SLO and Alerting Design

  • Define what “healthy” means from the customer’s viewpoint, not arbitrary thresholds
  • Redesign on-call around valid comparisons and evidence that leads to clear decisions
  • Eliminate alerts that don’t change what you do next (they’re noise, not signals)
  • Build alerting patterns that make the next incident easier than the last

Tool Optimization

  • Right-size retention policies based on actual query patterns
  • Identify high-cardinality metrics burning budget with no value
  • Implement sampling strategies that preserve signal while cutting noise
  • Configure tooling for your business logic, not vendor defaults

Team Training and Knowledge Transfer

  • Framework-based approach to asking better questions about telemetry
  • Build falsifiable questions with scope, comparison, and measurable outcomes
  • Train your team to own and evolve the architecture independently
  • Create processes where learning sticks and compounds over time

Platform Replacement (When Needed)

  • When the audit reveals a replacement platform makes sense, we can build it together
  • Goal: More efficient and powerful than vendor defaults
  • Your team holds the keys and owns the telemetry
  • Hands-on implementation where it matters, your team does the learning

The Core Method: Better Questions

Most observability implementations fail because they don’t ask the right questions. They collect everything “just in case” and alert on arbitrary thresholds.

I use a framework built around falsifiable questions. Questions need three things:

  1. Scope: What exactly are we measuring?
  2. Comparison: Compared to what baseline or threshold?
  3. Measurable outcomes: What evidence would prove this wrong?

If you can’t say what evidence would prove a question wrong, it’s not ready yet. This framework filters what telemetry is worth keeping and what’s noise.

The same approach applies to alerting. Most alerts fire constantly or not at all because they’re based on arbitrary thresholds, not meaningful signals. An alert that doesn’t change what you do next isn’t an alert. It’s noise.

We redesign on-call around valid comparisons and evidence. When alerts map to customer impact and clear next actions, incident response becomes faster and knowledge compounds.

This Isn’t Just Incident Response

This is how teams build knowledge that compounds. When learning sticks, the next incident gets easier. The team gets faster. The system gets more reliable.

That’s when observability stops being an expense and starts being leverage.

You’re not outsourcing observability to me. You’re building internal capability. I stay close to the work through regular calls and async access, but your team does the learning and owns the outcome.

How It Works

  1. Free discovery call to understand your roadmap and team capabilities
  2. Scope the engagement based on your priorities (architecture, alerting, migration, training)
  3. Regular working sessions with your team (calls + async access)
  4. Hands-on implementation where needed, with knowledge transfer built in
  5. Your team owns it when we’re done

Engagement length depends on scope.
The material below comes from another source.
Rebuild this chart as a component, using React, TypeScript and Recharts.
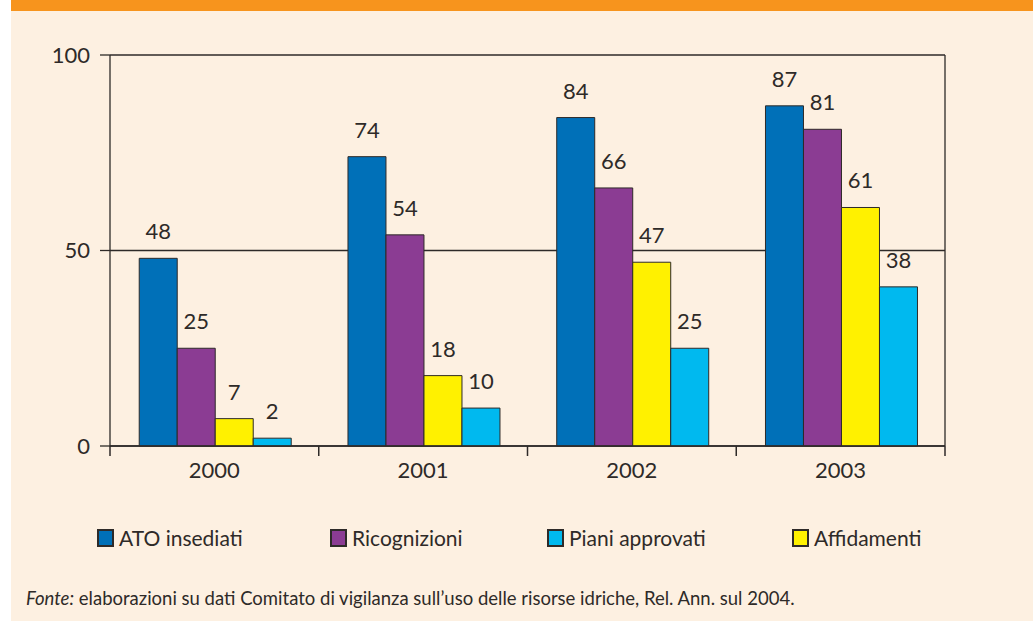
import { BarChart, Bar, XAxis, YAxis, CartesianGrid, Legend, LabelList } from 'recharts'

const YEARS = ['2000', '2001', '2002', '2003']
const ATO_INSEDIATI = [48, 74, 84, 87]
const RICOGNIZIONI = [25, 54, 66, 81]
const AFFIDAMENTI = [7, 18, 47, 61]
const PIANI_APPROVATI = [2, 9.7, 25, 40.7]
const PIANI_LABELS = [2, 10, 25, 38]
const Y_TICKS = [0, 50, 100]

const BLUE = '#0070b8'
const PURPLE = '#8b3c93'
const YELLOW = '#fff100'
const CYAN = '#00b9ef'
const INK = '#2e2a28'
const CREAM = '#fdf0e1'
const FONT = 'Lato, "DejaVu Sans", sans-serif'

const data = YEARS.map((year, i) => ({
  year,
  ato: ATO_INSEDIATI[i],
  ric: RICOGNIZIONI[i],
  aff: AFFIDAMENTI[i],
  piani: PIANI_APPROVATI[i],
  pianiLabel: PIANI_LABELS[i],
}))

// legend order differs from the bar order in the original
const LEGEND_ITEMS = [
  { label: 'ATO insediati', color: BLUE },
  { label: 'Ricognizioni', color: PURPLE },
  { label: 'Piani approvati', color: CYAN },
  { label: 'Affidamenti', color: YELLOW },
]
const LEGEND_X = [97, 330, 547, 792]

const TICK_SIZE = 10
const TICK_MARGIN = 5

const renderLegend = () => (
  <div style={{ position: 'relative', height: 30, width: 1033 }}>
    {LEGEND_ITEMS.map((it, i) => (
      <div key={it.label} style={{ position: 'absolute', left: LEGEND_X[i], top: 0, display: 'flex', alignItems: 'center' }}>
        <span style={{ width: 13, height: 14, background: it.color, border: `2px solid ${INK}`, display: 'inline-block' }} />
        <span style={{ marginLeft: 5, fontSize: 21, color: INK, fontFamily: FONT, lineHeight: '30px' }}>{it.label}</span>
      </div>
    ))}
  </div>
)

// year label plus tick marks on the category edges (not the centres)
const YearTick = (props: any) => {
  const { x, y, payload, width, visibleTicksCount, index } = props
  const half = width / visibleTicksCount / 2
  const y0 = y - TICK_SIZE - TICK_MARGIN
  const y1 = y0 + TICK_SIZE
  return (
    <g>
      <line x1={x - half} x2={x - half} y1={y0} y2={y1} stroke={INK} strokeWidth={1.5} />
      {index === visibleTicksCount - 1 && (
        <line x1={x + half} x2={x + half} y1={y0} y2={y1} stroke={INK} strokeWidth={1.5} />
      )}
      <text x={x} y={y} dy="0.75em" textAnchor="middle" fontSize={22} fill={INK} fontFamily={FONT}>
        {payload.value}
      </text>
    </g>
  )
}

const labelStyle = { fontSize: 22, fill: INK, fontFamily: FONT }
const axisTick = { fontSize: 22, fill: INK, fontFamily: FONT }

export default function App() {
  return (
    <div style={{ position: 'fixed', left: 0, top: 0, width: 1033, height: 621, background: '#fff', overflow: 'hidden' }}>
      <div style={{ position: 'absolute', left: 11, top: 0, width: 1022, height: 11, background: '#f7941d' }} />
      <div style={{ position: 'absolute', left: 11, top: 11, width: 1022, height: 610, background: CREAM }} />
      <div style={{ position: 'absolute', left: 0, top: 0 }}>
        <BarChart
          width={1033}
          height={621}
          data={data}
          margin={{ top: 55, right: 87, left: 0, bottom: 105 }}
          barCategoryGap="14%"
          barGap={0}
        >
          <CartesianGrid vertical={false} stroke={INK} strokeWidth={1.3} />
          <XAxis
            dataKey="year"
            height={40}
            tickLine={false}
            tickSize={TICK_SIZE}
            tickMargin={TICK_MARGIN}
            tick={<YearTick />}
            interval={0}
            stroke={INK}
            strokeWidth={1.5}
          />
          <YAxis
            width={110}
            domain={[0, 100]}
            ticks={Y_TICKS}
            tickSize={10}
            tickMargin={10}
            tick={axisTick}
            stroke={INK}
            strokeWidth={1.3}
          />
          <YAxis yAxisId="r" orientation="right" width={1} domain={[0, 100]} tick={false} tickLine={false} stroke={INK} strokeWidth={1.3} />
          <Legend content={renderLegend} wrapperStyle={{ left: 0, top: 523, width: 1033, height: 30 }} />
          <Bar dataKey="ato" name="ATO insediati" fill={BLUE} stroke={INK} strokeWidth={1} isAnimationActive={false}>
            <LabelList dataKey="ato" position="top" offset={19} style={labelStyle} />
          </Bar>
          <Bar dataKey="ric" name="Ricognizioni" fill={PURPLE} stroke={INK} strokeWidth={1} isAnimationActive={false}>
            <LabelList dataKey="ric" position="top" offset={19} style={labelStyle} />
          </Bar>
          <Bar dataKey="aff" name="Affidamenti" fill={YELLOW} stroke={INK} strokeWidth={1} isAnimationActive={false}>
            <LabelList dataKey="aff" position="top" offset={19} style={labelStyle} />
          </Bar>
          <Bar dataKey="piani" name="Piani approvati" fill={CYAN} stroke={INK} strokeWidth={1} isAnimationActive={false}>
            <LabelList dataKey="pianiLabel" position="top" offset={19} style={labelStyle} />
          </Bar>
        </BarChart>
      </div>
      <div style={{ position: 'absolute', left: 26, top: 587, fontSize: 18.5, color: INK, fontFamily: FONT, whiteSpace: 'nowrap' }}>
        <i>Fonte:</i> elaborazioni su dati Comitato di vigilanza sull’uso delle risorse idriche, Rel. Ann. sul 2004.
      </div>
    </div>
  )
}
Typical engagements run 4-12 weeks depending on complexity.

Who This Is For

Ideal if you:

  • Have an IT, Software Engineering, DevOps, or SRE organization (50-1,500 employees)
  • Completed an observability audit and have a roadmap to execute
  • Want to redesign alerting, implement SLOs, or migrate platforms
  • Need hands-on architecture work with team training built in
  • Prefer building internal capability over vendor dependency

Who I Am

Jack Neely – Independent Observability Architect, Cardinality Cloud

  • 25 years in systems architecture and SRE
  • Led observability teams at Palo Alto Networks and Fitbit
  • Saved $2.5M annually migrating away from Splunk
  • Implemented Thanos at enterprise scale for Prometheus clustering (8M+ samples/sec, 150TiB logs/day, 300+ engineers)
  • Open source contributor (Graphite, Prometheus, Thanos, StatsRelay)
  • Compliance expertise: HIPAA, GDPR, FedRAMP
  • Host: Cardinality Cloud YouTube channel

I’m a practitioner who’s built observability systems that don’t break and don’t break the bank.

What Happens After?

Three outcomes:

  1. We scope an engagement (architecture, alerting, migration, training)
  2. Not a priority right now (fine, maybe we work together later)
  3. You implement yourself (great, the conversation gave you what you need)
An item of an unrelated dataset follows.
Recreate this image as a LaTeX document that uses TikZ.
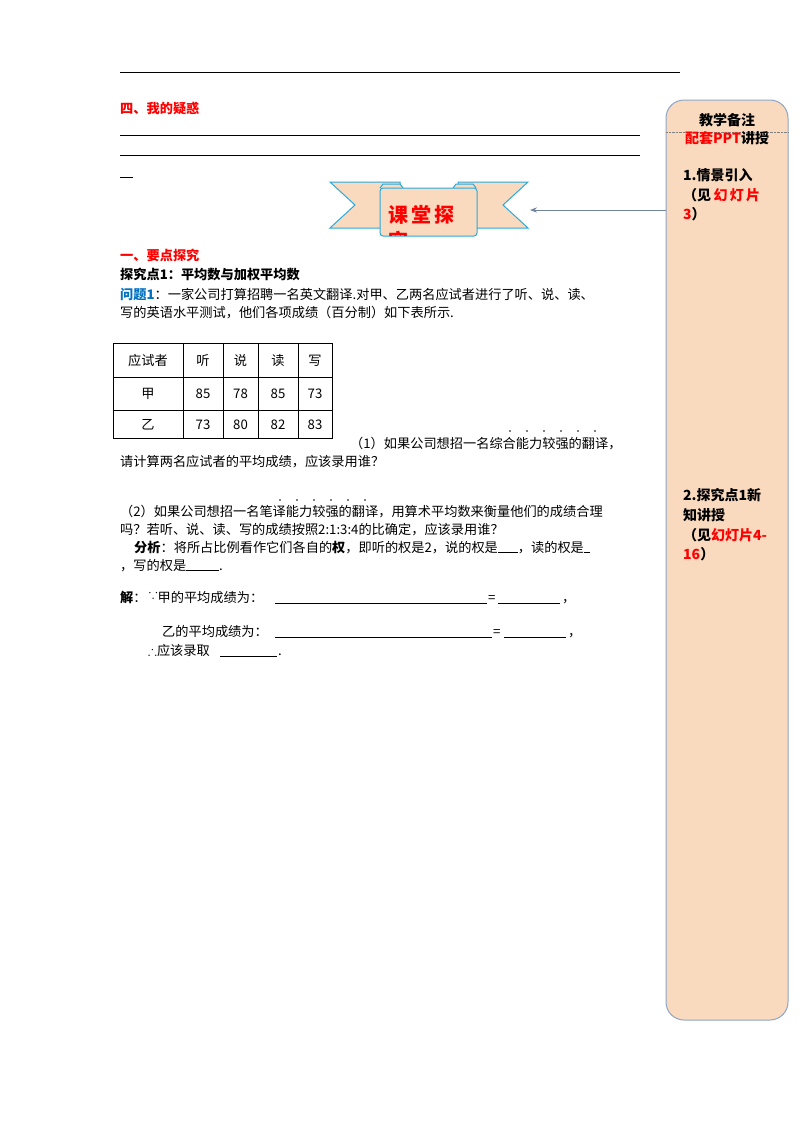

No pressure. Just clarity.

Book Your Free Discovery Call

Let’s talk about your roadmap and see if implementation support makes sense.


FAQ

Q: Do I need to have completed an audit first? A: Not necessarily. If you have a clear roadmap and know what needs to be built, we can start there. The discovery call will help us figure out if we’re aligned.

Q: How hands-on is the implementation work? A: As hands-on as needed. Some engagements are mostly architecture reviews and training. Others involve building migration plans or redesigning alert systems together. The goal is always knowledge transfer—your team owns it when we’re done.
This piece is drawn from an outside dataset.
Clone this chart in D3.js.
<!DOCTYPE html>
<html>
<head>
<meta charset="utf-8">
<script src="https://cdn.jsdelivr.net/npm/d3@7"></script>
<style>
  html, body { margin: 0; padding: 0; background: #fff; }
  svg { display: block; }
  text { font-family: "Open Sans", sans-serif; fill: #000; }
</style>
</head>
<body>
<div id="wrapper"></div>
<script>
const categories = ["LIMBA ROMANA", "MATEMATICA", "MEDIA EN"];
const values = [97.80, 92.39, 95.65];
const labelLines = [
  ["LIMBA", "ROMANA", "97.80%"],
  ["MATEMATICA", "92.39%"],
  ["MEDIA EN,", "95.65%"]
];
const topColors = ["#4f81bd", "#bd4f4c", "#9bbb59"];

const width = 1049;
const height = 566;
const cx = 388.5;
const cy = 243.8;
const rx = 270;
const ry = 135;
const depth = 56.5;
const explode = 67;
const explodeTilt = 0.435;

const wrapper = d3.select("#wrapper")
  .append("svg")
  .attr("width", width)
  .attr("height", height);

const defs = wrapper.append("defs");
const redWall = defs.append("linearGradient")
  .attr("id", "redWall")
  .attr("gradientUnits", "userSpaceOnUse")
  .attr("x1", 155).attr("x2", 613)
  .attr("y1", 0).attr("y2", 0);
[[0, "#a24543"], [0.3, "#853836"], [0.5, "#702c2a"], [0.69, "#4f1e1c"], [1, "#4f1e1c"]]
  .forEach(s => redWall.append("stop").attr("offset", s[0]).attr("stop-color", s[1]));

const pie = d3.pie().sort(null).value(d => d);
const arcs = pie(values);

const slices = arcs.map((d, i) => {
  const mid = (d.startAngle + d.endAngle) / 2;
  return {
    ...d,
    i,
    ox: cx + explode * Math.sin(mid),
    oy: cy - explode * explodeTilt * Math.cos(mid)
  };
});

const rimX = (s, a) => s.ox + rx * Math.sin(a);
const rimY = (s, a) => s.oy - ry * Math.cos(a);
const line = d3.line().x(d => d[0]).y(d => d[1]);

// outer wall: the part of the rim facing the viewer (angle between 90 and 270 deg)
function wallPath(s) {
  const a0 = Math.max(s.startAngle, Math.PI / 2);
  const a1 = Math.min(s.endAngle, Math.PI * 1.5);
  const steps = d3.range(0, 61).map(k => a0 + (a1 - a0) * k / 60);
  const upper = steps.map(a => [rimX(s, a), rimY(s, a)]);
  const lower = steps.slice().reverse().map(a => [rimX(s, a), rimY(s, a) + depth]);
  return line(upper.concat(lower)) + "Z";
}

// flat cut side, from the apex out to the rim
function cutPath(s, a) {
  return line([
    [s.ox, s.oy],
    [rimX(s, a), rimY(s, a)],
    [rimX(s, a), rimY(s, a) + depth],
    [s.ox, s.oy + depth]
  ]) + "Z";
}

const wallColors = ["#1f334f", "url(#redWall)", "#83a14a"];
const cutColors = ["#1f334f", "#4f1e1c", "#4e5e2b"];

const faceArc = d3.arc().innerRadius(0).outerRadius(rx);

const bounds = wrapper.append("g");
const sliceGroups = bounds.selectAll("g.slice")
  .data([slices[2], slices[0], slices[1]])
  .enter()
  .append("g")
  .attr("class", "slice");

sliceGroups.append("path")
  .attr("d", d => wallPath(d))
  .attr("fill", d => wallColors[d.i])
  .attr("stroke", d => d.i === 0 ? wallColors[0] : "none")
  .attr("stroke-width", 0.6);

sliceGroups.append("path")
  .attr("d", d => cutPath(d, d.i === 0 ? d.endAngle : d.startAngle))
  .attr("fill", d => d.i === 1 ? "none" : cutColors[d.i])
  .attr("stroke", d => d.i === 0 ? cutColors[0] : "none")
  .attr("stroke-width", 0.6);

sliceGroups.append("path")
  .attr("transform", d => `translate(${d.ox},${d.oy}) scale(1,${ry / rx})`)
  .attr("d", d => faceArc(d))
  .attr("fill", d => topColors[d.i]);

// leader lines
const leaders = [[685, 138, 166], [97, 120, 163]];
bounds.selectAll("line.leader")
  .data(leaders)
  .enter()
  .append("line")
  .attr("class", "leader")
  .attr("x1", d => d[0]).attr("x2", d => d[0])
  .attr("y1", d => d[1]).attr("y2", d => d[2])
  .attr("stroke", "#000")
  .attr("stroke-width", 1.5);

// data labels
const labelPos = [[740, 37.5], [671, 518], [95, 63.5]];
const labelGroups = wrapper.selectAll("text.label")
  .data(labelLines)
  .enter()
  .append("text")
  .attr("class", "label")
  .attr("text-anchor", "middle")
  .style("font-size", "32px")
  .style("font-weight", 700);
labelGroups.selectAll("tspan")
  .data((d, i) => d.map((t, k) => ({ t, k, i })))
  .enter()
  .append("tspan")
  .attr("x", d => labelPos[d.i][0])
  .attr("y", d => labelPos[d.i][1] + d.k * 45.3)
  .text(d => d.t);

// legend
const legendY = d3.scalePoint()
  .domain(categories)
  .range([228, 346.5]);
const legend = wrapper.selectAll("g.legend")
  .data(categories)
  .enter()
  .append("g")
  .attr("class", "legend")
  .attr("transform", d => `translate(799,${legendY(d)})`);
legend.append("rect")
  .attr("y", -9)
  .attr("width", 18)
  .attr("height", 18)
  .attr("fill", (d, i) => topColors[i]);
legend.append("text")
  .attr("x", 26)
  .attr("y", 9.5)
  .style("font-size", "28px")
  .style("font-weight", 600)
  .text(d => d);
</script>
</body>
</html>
Q: What if we want to replace our observability platform? A: We can do that. When the audit reveals that replacement makes sense, we build a system that’s more efficient than vendor defaults. Your team holds the keys and owns the telemetry.

Q: How long does a typical engagement last? A: Depends on scope. Alerting redesign might be 4-6 weeks. Platform migration with training might be 8-12 weeks. We’ll scope it during the discovery call.

Q: Do you work remotely or on-site? A: Remote-first with regular calls and async access. On-site visits can be arranged if beneficial, but most work happens through structured working sessions with your team.

Q: What if our team doesn’t have strong observability experience? A: That’s common and completely fine. Training and knowledge transfer are built into every engagement. The goal is to build your team’s capability, not create dependency on me.